GERRY MYERSBeit Zayit
Personal attacks Sir, – With regard to “Bibi, Bennett (and Sara)” (Observations, December 28), I have heard of Ben Caspit’s use of Sara Netanyahu as an object for his venom in other newspapers. This type of so-called journalism is one of the reasons why no Hebrew-language newspaper has crossed my doorstep for the past eight years.
Having worked at an Israeli newspaper for more than a few years in the past, I have first-hand experience of the journalistic “ethics” and “responsibility” prevailing in the Israeli press. The use of the press for personal feuds and attacks against individuals – even public figures – is deplorable. When directed against a man’s wife, there is only one word: despicable.
They have no place in any respectable publication.
Until now, I had not heard of this style of journalism appearing in The Jerusalem Post. It appears that this is no longer the case – assuming that it ever was.

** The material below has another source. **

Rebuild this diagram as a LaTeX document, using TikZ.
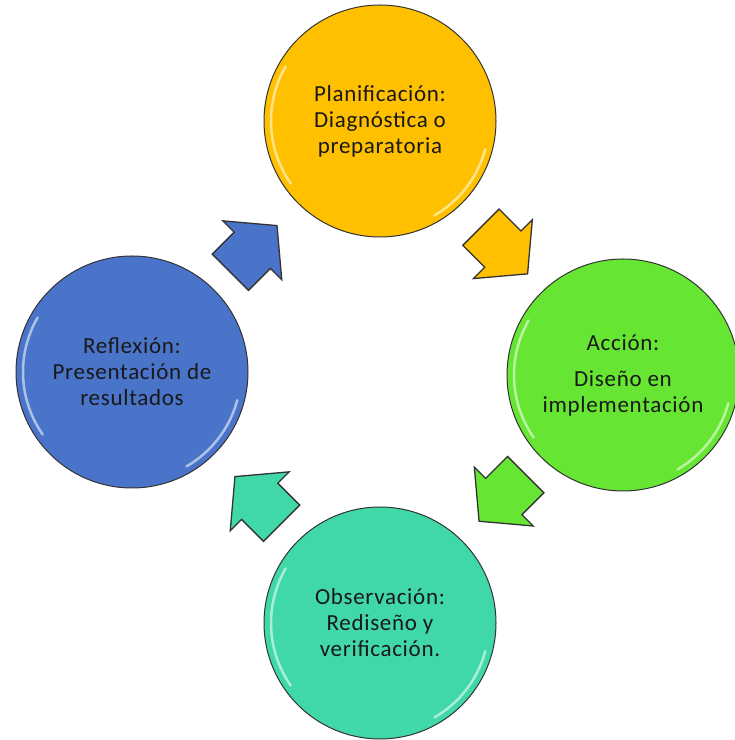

If I see one more example of this type of “journalism” in the Post, I will add it to the list of publications that I no longer buy.
MICHAEL GREENGARD Holon
Israel to the rescue! Sir, – It is most noteworthy that Prime Minister Binyamin Netanyahu and Jordan’s King Abdullah had meetings regarding Syria (“‘PM discussed Syrian chemical weapons in Amman,’” December 27).
For historical reasons Syria has always considered Jordan a part of greater Syria. The Syrian rebels are not singular in their determination to bring about a better country. The disparate groups are made up in part of volunteers from Iran and al- Qaida.
Russia is playing out a very dangerous game with Syria by openly supporting Assad, so Jordan’s Abdullah will not turn to Moscow for help. He realizes that his kingdom is in great jeopardy because no nation will come to his aid, so he needs little Israel, as did his father, King Hussein, in Black September of 1970.
Little Israel is again to the rescue! History books will not mention this, but we in Israel should never let it be forgotten that we have helped the Middle East region whereas the United Nations and the so-called big powers have proven to be impotent and cowardly.